>> Begin
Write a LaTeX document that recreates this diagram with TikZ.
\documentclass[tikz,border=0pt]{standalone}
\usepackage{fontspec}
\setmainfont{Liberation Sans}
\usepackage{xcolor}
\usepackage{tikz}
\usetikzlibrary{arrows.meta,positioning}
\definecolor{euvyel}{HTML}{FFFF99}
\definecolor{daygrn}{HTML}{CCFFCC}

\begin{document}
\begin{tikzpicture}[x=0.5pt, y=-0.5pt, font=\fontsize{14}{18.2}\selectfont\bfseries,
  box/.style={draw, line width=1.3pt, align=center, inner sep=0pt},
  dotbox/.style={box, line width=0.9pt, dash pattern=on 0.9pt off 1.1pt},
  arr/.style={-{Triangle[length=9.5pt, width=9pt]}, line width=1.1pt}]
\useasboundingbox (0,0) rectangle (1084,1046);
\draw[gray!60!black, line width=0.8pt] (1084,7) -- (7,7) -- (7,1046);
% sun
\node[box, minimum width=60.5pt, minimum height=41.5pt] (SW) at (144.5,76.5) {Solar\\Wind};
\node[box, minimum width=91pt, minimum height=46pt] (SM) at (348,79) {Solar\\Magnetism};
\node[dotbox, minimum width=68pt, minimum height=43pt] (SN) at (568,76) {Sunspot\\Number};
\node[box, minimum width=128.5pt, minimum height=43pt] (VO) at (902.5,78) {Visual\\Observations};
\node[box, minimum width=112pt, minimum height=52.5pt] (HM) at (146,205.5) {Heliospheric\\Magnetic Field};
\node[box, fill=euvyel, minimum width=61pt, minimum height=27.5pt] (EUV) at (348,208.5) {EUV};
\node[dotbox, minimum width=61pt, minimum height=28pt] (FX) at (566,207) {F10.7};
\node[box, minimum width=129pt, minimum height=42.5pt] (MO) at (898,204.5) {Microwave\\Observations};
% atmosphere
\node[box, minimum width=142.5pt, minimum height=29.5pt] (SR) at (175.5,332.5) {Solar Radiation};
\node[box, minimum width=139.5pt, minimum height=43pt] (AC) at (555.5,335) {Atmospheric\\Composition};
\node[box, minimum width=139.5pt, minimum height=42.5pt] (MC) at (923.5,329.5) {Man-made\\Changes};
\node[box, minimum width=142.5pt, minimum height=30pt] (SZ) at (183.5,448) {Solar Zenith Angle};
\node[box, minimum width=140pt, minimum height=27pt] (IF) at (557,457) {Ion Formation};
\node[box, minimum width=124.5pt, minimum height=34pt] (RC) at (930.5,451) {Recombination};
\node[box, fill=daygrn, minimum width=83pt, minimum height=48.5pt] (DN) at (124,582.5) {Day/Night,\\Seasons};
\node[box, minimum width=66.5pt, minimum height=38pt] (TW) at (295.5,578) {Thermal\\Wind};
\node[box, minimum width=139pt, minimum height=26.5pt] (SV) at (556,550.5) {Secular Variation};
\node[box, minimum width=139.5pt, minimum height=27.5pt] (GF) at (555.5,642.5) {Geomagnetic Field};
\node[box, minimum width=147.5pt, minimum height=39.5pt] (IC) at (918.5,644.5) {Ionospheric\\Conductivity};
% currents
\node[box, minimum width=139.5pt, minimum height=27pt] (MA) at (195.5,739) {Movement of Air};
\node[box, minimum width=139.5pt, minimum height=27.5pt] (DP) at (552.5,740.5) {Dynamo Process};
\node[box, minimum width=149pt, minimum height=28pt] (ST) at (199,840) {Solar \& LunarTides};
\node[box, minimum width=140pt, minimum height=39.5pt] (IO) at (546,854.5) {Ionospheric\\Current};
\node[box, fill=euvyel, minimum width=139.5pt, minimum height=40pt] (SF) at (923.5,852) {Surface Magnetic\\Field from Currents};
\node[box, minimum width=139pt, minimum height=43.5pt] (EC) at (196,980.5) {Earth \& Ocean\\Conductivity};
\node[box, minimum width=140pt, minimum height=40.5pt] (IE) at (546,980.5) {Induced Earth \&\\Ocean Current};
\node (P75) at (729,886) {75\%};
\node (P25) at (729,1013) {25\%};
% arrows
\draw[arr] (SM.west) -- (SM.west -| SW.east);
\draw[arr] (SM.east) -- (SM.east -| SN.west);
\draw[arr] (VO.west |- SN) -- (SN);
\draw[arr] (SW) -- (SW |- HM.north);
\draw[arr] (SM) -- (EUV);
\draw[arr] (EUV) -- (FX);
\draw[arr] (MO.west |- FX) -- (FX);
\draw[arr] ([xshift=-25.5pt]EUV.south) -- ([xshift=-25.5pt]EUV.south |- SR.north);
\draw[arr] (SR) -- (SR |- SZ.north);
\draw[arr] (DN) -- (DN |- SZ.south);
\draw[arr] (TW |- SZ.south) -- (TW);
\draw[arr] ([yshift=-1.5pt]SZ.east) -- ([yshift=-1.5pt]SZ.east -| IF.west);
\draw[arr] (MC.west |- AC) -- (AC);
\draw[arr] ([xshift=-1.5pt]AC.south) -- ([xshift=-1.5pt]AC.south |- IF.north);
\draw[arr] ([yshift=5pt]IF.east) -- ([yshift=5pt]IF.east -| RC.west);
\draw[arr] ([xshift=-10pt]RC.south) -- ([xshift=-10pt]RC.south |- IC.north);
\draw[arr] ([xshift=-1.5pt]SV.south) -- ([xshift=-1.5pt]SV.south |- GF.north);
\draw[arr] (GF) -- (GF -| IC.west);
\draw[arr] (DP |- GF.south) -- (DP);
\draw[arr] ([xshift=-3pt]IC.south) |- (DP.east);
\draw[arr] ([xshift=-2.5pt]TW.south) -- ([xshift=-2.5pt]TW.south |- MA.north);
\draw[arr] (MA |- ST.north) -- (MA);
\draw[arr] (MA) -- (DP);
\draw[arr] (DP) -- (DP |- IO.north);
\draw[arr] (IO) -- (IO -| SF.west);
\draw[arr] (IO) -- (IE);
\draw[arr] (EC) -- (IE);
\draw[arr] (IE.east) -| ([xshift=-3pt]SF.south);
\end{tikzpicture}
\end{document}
>> End
### AIM
Return the full listing, character for character.

### TASK ANSWER
Write a LaTeX document that recreates this diagram with TikZ.
\documentclass[tikz,border=0pt]{standalone}
\usepackage{fontspec}
\setmainfont{Liberation Sans}
\usepackage{xcolor}
\usepackage{tikz}
\usetikzlibrary{arrows.meta,positioning}
\definecolor{euvyel}{HTML}{FFFF99}
\definecolor{daygrn}{HTML}{CCFFCC}

\begin{document}
\begin{tikzpicture}[x=0.5pt, y=-0.5pt, font=\fontsize{14}{18.2}\selectfont\bfseries,
  box/.style={draw, line width=1.3pt, align=center, inner sep=0pt},
  dotbox/.style={box, line width=0.9pt, dash pattern=on 0.9pt off 1.1pt},
  arr/.style={-{Triangle[length=9.5pt, width=9pt]}, line width=1.1pt}]
\useasboundingbox (0,0) rectangle (1084,1046);
\draw[gray!60!black, line width=0.8pt] (1084,7) -- (7,7) -- (7,1046);
% sun
\node[box, minimum width=60.5pt, minimum height=41.5pt] (SW) at (144.5,76.5) {Solar\\Wind};
\node[box, minimum width=91pt, minimum height=46pt] (SM) at (348,79) {Solar\\Magnetism};
\node[dotbox, minimum width=68pt, minimum height=43pt] (SN) at (568,76) {Sunspot\\Number};
\node[box, minimum width=128.5pt, minimum height=43pt] (VO) at (902.5,78) {Visual\\Observations};
\node[box, minimum width=112pt, minimum height=52.5pt] (HM) at (146,205.5) {Heliospheric\\Magnetic Field};
\node[box, fill=euvyel, minimum width=61pt, minimum height=27.5pt] (EUV) at (348,208.5) {EUV};
\node[dotbox, minimum width=61pt, minimum height=28pt] (FX) at (566,207) {F10.7};
\node[box, minimum width=129pt, minimum height=42.5pt] (MO) at (898,204.5) {Microwave\\Observations};
% atmosphere
\node[box, minimum width=142.5pt, minimum height=29.5pt] (SR) at (175.5,332.5) {Solar Radiation};
\node[box, minimum width=139.5pt, minimum height=43pt] (AC) at (555.5,335) {Atmospheric\\Composition};
\node[box, minimum width=139.5pt, minimum height=42.5pt] (MC) at (923.5,329.5) {Man-made\\Changes};
\node[box, minimum width=142.5pt, minimum height=30pt] (SZ) at (183.5,448) {Solar Zenith Angle};
\node[box, minimum width=140pt, minimum height=27pt] (IF) at (557,457) {Ion Formation};
\node[box, minimum width=124.5pt, minimum height=34pt] (RC) at (930.5,451) {Recombination};
\node[box, fill=daygrn, minimum width=83pt, minimum height=48.5pt] (DN) at (124,582.5) {Day/Night,\\Seasons};
\node[box, minimum width=66.5pt, minimum height=38pt] (TW) at (295.5,578) {Thermal\\Wind};
\node[box, minimum width=139pt, minimum height=26.5pt] (SV) at (556,550.5) {Secular Variation};
\node[box, minimum width=139.5pt, minimum height=27.5pt] (GF) at (555.5,642.5) {Geomagnetic Field};
\node[box, minimum width=147.5pt, minimum height=39.5pt] (IC) at (918.5,644.5) {Ionospheric\\Conductivity};
% currents
\node[box, minimum width=139.5pt, minimum height=27pt] (MA) at (195.5,739) {Movement of Air};
\node[box, minimum width=139.5pt, minimum height=27.5pt] (DP) at (552.5,740.5) {Dynamo Process};
\node[box, minimum width=149pt, minimum height=28pt] (ST) at (199,840) {Solar \& LunarTides};
\node[box, minimum width=140pt, minimum height=39.5pt] (IO) at (546,854.5) {Ionospheric\\Current};
\node[box, fill=euvyel, minimum width=139.5pt, minimum height=40pt] (SF) at (923.5,852) {Surface Magnetic\\Field from Currents};
\node[box, minimum width=139pt, minimum height=43.5pt] (EC) at (196,980.5) {Earth \& Ocean\\Conductivity};
\node[box, minimum width=140pt, minimum height=40.5pt] (IE) at (546,980.5) {Induced Earth \&\\Ocean Current};
\node (P75) at (729,886) {75\%};
\node (P25) at (729,1013) {25\%};
% arrows
\draw[arr] (SM.west) -- (SM.west -| SW.east);
\draw[arr] (SM.east) -- (SM.east -| SN.west);
\draw[arr] (VO.west |- SN) -- (SN);
\draw[arr] (SW) -- (SW |- HM.north);
\draw[arr] (SM) -- (EUV);
\draw[arr] (EUV) -- (FX);
\draw[arr] (MO.west |- FX) -- (FX);
\draw[arr] ([xshift=-25.5pt]EUV.south) -- ([xshift=-25.5pt]EUV.south |- SR.north);
\draw[arr] (SR) -- (SR |- SZ.north);
\draw[arr] (DN) -- (DN |- SZ.south);
\draw[arr] (TW |- SZ.south) -- (TW);
\draw[arr] ([yshift=-1.5pt]SZ.east) -- ([yshift=-1.5pt]SZ.east -| IF.west);
\draw[arr] (MC.west |- AC) -- (AC);
\draw[arr] ([xshift=-1.5pt]AC.south) -- ([xshift=-1.5pt]AC.south |- IF.north);
\draw[arr] ([yshift=5pt]IF.east) -- ([yshift=5pt]IF.east -| RC.west);
\draw[arr] ([xshift=-10pt]RC.south) -- ([xshift=-10pt]RC.south |- IC.north);
\draw[arr] ([xshift=-1.5pt]SV.south) -- ([xshift=-1.5pt]SV.south |- GF.north);
\draw[arr] (GF) -- (GF -| IC.west);
\draw[arr] (DP |- GF.south) -- (DP);
\draw[arr] ([xshift=-3pt]IC.south) |- (DP.east);
\draw[arr] ([xshift=-2.5pt]TW.south) -- ([xshift=-2.5pt]TW.south |- MA.north);
\draw[arr] (MA |- ST.north) -- (MA);
\draw[arr] (MA) -- (DP);
\draw[arr] (DP) -- (DP |- IO.north);
\draw[arr] (IO) -- (IO -| SF.west);
\draw[arr] (IO) -- (IE);
\draw[arr] (EC) -- (IE);
\draw[arr] (IE.east) -| ([xshift=-3pt]SF.south);
\end{tikzpicture}
\end{document}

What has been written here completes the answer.